Saturday, March 31, 2012

What I think I need...

Working severely cuts into my computer time...lol. But then again, when you are a single, independent woman with no one else to take care of you, I think work is a necessity.

Seriously, I've been thinking a lot in the last few nights and I believe I have come to accept that I will be single for most likely the rest of my life. Some will say that is sad that I think that way but I really don't have a good track record with men. And now, I'm so overly cautious that won't allow any man in.

I guess I have been thinking about this since I blew yet another off. For several months, we had been texting. Several times I told him when I was coming his way only not to have a response or to be informed that he was already busy. I understand, I'm not the only one with a family and work but to continue to say "we can just hang out".

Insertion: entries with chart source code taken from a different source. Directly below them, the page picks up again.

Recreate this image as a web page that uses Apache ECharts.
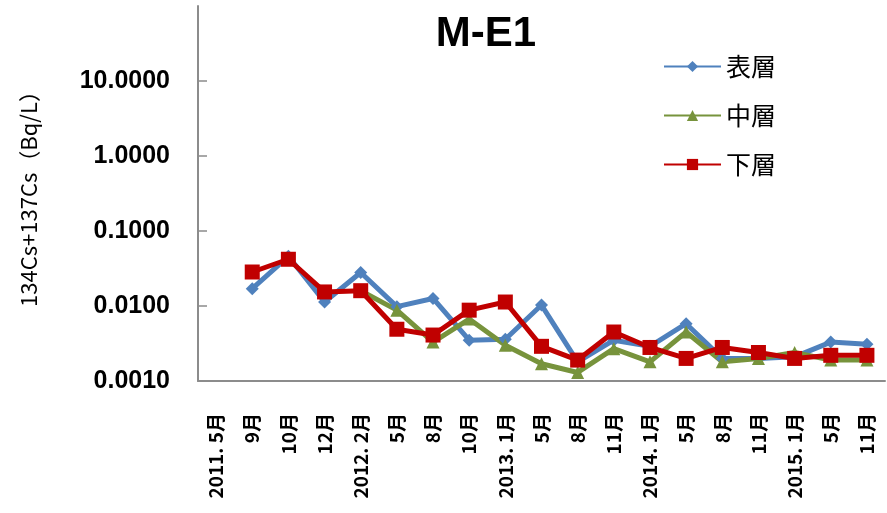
<!DOCTYPE html>
<html>
<head>
<meta charset="utf-8">
<script src="https://cdn.jsdelivr.net/npm/echarts@6/dist/echarts.min.js"></script>
<style>
  html, body { margin: 0; padding: 0; background: #fff; }
  #chart { width: 887px; height: 513px; }
</style>
</head>
<body>
<div id="chart"></div>
<script>
  // 採取時期
  var months = ["2011. 5月", "9月", "10月", "12月", "2012. 2月", "5月", "8月", "10月",
    "2013. 1月", "5月", "8月", "11月", "2014. 1月", "5月", "8月", "11月",
    "2015. 1月", "5月", "11月"];

  // 表層
  var surface = [null, 0.0170, 0.046, 0.0113, 0.028, 0.0098, 0.0126, 0.0035,
    0.0036, 0.0103, 0.0018, 0.0035, 0.0029, 0.0058, 0.0020, 0.0020,
    0.0021, 0.0033, 0.0031];
  // 中層
  var middle = [null, null, null, null, 0.0160, 0.0088, 0.0033, 0.0067,
    0.0030, 0.0017, 0.0013, 0.0027, 0.0018, 0.0045, 0.0018, 0.0020,
    0.0024, 0.0019, 0.0019];
  // 下層
  var bottom = [null, 0.0284, 0.042, 0.0154, 0.0160, 0.0049, 0.0041, 0.0088,
    0.0113, 0.0029, 0.0019, 0.0045, 0.0028, 0.0020, 0.0028, 0.0024,
    0.0020, 0.0022, 0.0022];

  var myChart = echarts.init(document.getElementById("chart"));

  var mkSeries = function(name, data, color, symbol, size) {
    return {
      name: name,
      type: "line",
      data: data,
      symbol: symbol,
      symbolSize: size,
      showAllSymbol: true,
      connectNulls: false,
      lineStyle: { color: color, width: 5 },
      itemStyle: { color: color },
      animation: false
    };
  };

  var option = {
    backgroundColor: "#fff",
    title: {
      text: "M-E1",
      left: 481,
      textAlign: "center",
      top: 8,
      textStyle: { fontFamily: "Liberation Sans", fontWeight: "bold", fontSize: 42, color: "#000" }
    },
    legend: {
      orient: "vertical",
      left: 658,
      top: 49,
      itemWidth: 57,
      itemHeight: 14,
      itemGap: 24,
      textStyle: { fontFamily: "Noto Sans CJK JP", fontSize: 25, color: "#000" },
      data: ["表層", "中層", "下層"]
    },
    grid: { left: 198, right: 2, top: 6, bottom: 132 },
    xAxis: {
      type: "category",
      data: months,
      axisLine: { lineStyle: { color: "#8c8c8c", width: 2 } },
      axisTick: { inside: true, length: 6, lineStyle: { color: "#8c8c8c", width: 1.5 } },
      axisLabel: {
        rotate: 90,
        interval: 0,
        margin: 32,
        fontFamily: "Noto Sans CJK JP",
        fontWeight: "bold",
        fontSize: 19,
        color: "#000"
      }
    },
    yAxis: {
      type: "log",
      logBase: 10,
      min: 0.001,
      max: 100,
      name: "134Cs+137Cs（Bq/L）",
      nameLocation: "middle",
      nameGap: 158,
      nameRotate: 90,
      nameTextStyle: { fontFamily: "Noto Sans CJK JP", fontSize: 22, color: "#000" },
      splitLine: { show: false },
      axisLine: { show: true, lineStyle: { color: "#8c8c8c", width: 2 } },
      axisTick: { show: true, inside: true, length: 9, lineStyle: { color: "#8c8c8c", width: 1.5 } },
      axisLabel: {
        margin: 28,
        showMaxLabel: false,
        fontFamily: "Liberation Sans",
        fontWeight: "bold",
        fontSize: 25,
        color: "#000",
        formatter: function(v) { return v.toFixed(4); }
      }
    },
    series: [
      mkSeries("表層", surface, "#4f81bd", "diamond", 13),
      mkSeries("中層", middle, "#77933c", "triangle", 13),
      mkSeries("下層", bottom, "#c00000", "rect", 15)
    ]
  };
  myChart.setOption(option);
</script>
</body>
</html>
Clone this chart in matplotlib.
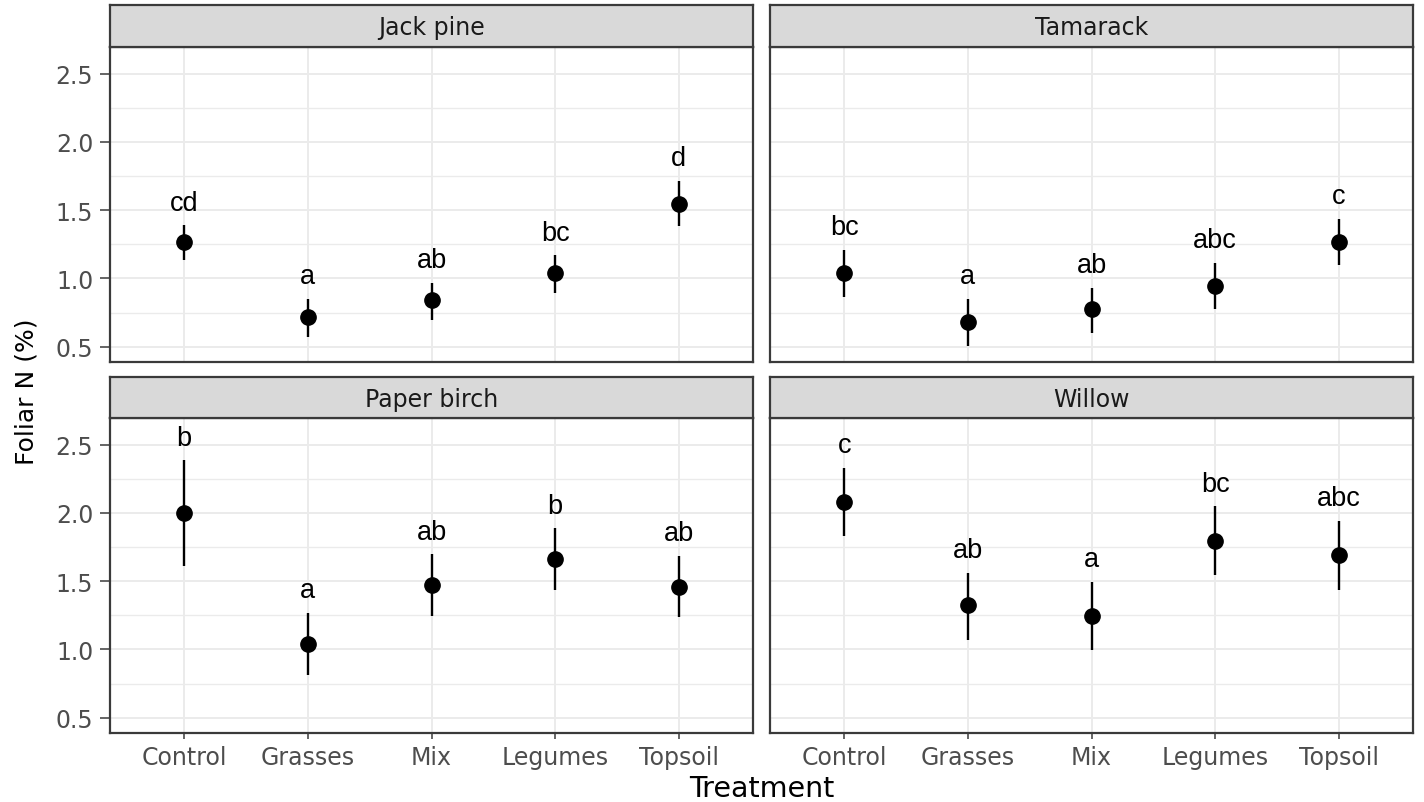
import matplotlib
matplotlib.use("Agg")
import matplotlib.pyplot as plt
from matplotlib.ticker import MultipleLocator, FixedLocator

# ---- data -------------------------------------------------------------
treatments = ["Control", "Grasses", "Mix", "Legumes", "Topsoil"]
species = ["Jack pine", "Tamarack", "Paper birch", "Willow"]

jack_pine_mean = [1.265, 0.719, 0.840, 1.040, 1.545]
jack_pine_lower = [1.137, 0.574, 0.695, 0.897, 1.387]
jack_pine_upper = [1.389, 0.848, 0.967, 1.168, 1.715]
jack_pine_letters = ["cd", "a", "ab", "bc", "d"]

tamarack_mean = [1.040, 0.678, 0.773, 0.945, 1.266]
tamarack_lower = [0.865, 0.508, 0.598, 0.773, 1.095]
tamarack_upper = [1.210, 0.848, 0.931, 1.115, 1.436]
tamarack_letters = ["bc", "a", "ab", "abc", "c"]

paper_birch_mean = [1.997, 1.042, 1.471, 1.661, 1.459]
paper_birch_lower = [1.611, 0.814, 1.248, 1.434, 1.236]
paper_birch_upper = [2.384, 1.268, 1.697, 1.887, 1.685]
paper_birch_letters = ["b", "a", "ab", "b", "ab"]

willow_mean = [2.078, 1.324, 1.243, 1.795, 1.690]
willow_lower = [1.828, 1.071, 0.993, 1.545, 1.434]
willow_upper = [2.331, 1.563, 1.496, 2.049, 1.943]
willow_letters = ["c", "ab", "a", "bc", "abc"]

y_ticks = [0.5, 1.0, 1.5, 2.0, 2.5]
y_tick_labels = ["0.5", "1.0", "1.5", "2.0", "2.5"]

panels = {
    "Jack pine": (jack_pine_mean, jack_pine_lower, jack_pine_upper, jack_pine_letters),
    "Tamarack": (tamarack_mean, tamarack_lower, tamarack_upper, tamarack_letters),
    "Paper birch": (paper_birch_mean, paper_birch_lower, paper_birch_upper, paper_birch_letters),
    "Willow": (willow_mean, willow_lower, willow_upper, willow_letters),
}

# ---- style ------------------------------------------------------------
plt.rcParams["font.family"] = ["DejaVu Sans"]
W, H = 1424, 803
fig = plt.figure(figsize=(W / 100, H / 100), dpi=100)
fig.patch.set_facecolor("white")

BORDER = "#3a3a3a"
GRID = "#EBEBEB"
STRIP_FILL = "#D9D9D9"
TICK_TXT = "#4D4D4D"


def rect(left, top, right, bottom):
    return [left / W, 1 - bottom / H, (right - left) / W, (bottom - top) / H]


cols = [(110, 753), (770, 1413)]
rows = [(6, 48, 363), (378, 419, 734)]
x = list(range(1, len(treatments) + 1))

for i, name in enumerate(species):
    r, c = divmod(i, 2)
    left, right = cols[c]
    s_top, p_top, p_bot = rows[r]

    ax = fig.add_axes(rect(left, p_top, right, p_bot))
    strip = fig.add_axes(rect(left, s_top, right, p_top))

    mean, lower, upper, letters = panels[name]

    ax.set_xlim(0.4, 5.6)
    ax.set_ylim(0.388, 2.695)
    ax.set_axisbelow(True)
    ax.xaxis.set_major_locator(FixedLocator(x))
    ax.yaxis.set_major_locator(FixedLocator(y_ticks))
    ax.yaxis.set_minor_locator(MultipleLocator(0.25))
    ax.grid(which="major", color=GRID, lw=1.4)
    ax.grid(which="minor", axis="y", color=GRID, lw=1.0)
    ax.tick_params(which="minor", length=0)

    ax.vlines(x, lower, upper, color="black", lw=1.7, zorder=3)
    ax.plot(x, mean, "o", ms=11, color="black", zorder=4)
    for xi, up, lab in zip(x, upper, letters):
        ax.text(xi, up + 0.115, lab, ha="center", va="baseline",
                fontsize=19.5, family=["Liberation Sans"], color="black")

    for sp in ax.spines.values():
        sp.set_color(BORDER)
        sp.set_linewidth(1.6)

    if r == 1:
        ax.set_xticklabels(treatments)
        ax.tick_params(axis="x", which="major", length=4.3, width=1.1,
                       color=BORDER, labelsize=17, labelcolor=TICK_TXT, pad=4)
    else:
        ax.tick_params(axis="x", which="major", length=0, labelbottom=False)
    if c == 0:
        ax.set_yticklabels(y_tick_labels)
        ax.tick_params(axis="y", which="major", length=7, width=1.1,
                       color=BORDER, labelsize=17, labelcolor=TICK_TXT, pad=5)
    else:
        ax.tick_params(axis="y", which="major", length=0, labelleft=False)

    strip.set_facecolor(STRIP_FILL)
    strip.set_xticks([])
    strip.set_yticks([])
    for sp in strip.spines.values():
        sp.set_color(BORDER)
        sp.set_linewidth(1.6)
    strip.text(0.5, 0.47, name, ha="center", va="center", fontsize=17,
               color="#1A1A1A", transform=strip.transAxes)

fig.text(761.5 / W, 1 - 797 / H, "Treatment", ha="center", va="baseline",
         fontsize=20.5, color="black")
fig.text(27 / W, 1 - 392 / H, "Foliar N (%)", rotation=90, ha="center",
         va="center", fontsize=18, color="black")

fig.savefig("out.png", dpi=100, facecolor="white")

My conclusion is I don't want to just hang out. I don't want to take someone to a swing club so they can only look for other women. I don't want a serious relationship at this time in my life. I don't want the drama men have to offer because of the unsavory women they choose to have around them. I'm amazed that more women don't see the patterns they offer and would rather blame women for all the issues of the relationship instead of the men that are the heart of the problem. I just don't have the time. I, also, don't want to initiate someone wanting to explore their dominant side.

What I do want is a "booty call" buddy. Someone I could go see, have great sex and I leave. Sometimes I think I want more but the men that seem to draw my attention aren't those with quality characters. The only thing they really have to offer is sex. They don't appear to have the capacity to join me at my emotional level. They are usually extremely self absorb. Its all about them, their needs and wants. They are so blinded that they can't see or hear any problems.

I do take credit for part of the problem because I become comfortable. I let my guard down and become to involved with their neediness. Also, I attempt to prove my value and they see something different. Eventually, I do become disturbed with what is going on and tired of sitting on the side lines while they continue to be self absorb.

So instead of going through this dance over and over, I'm only going to accept those that want a sexually intense relationship. That is what has seemed to work for me in the past. If feelings are remotely discussed that will be my cue to exit and find another that is willing to live within the boundaries that I establish.

As for my participation in the lifestyle, I will continue to explore and build relationships with creditable people. Locally, we have a great community with strong leadership that won't tolerate the drama that some insist on creating. I feel safe attending events and even seeking tops to negotiate a scene.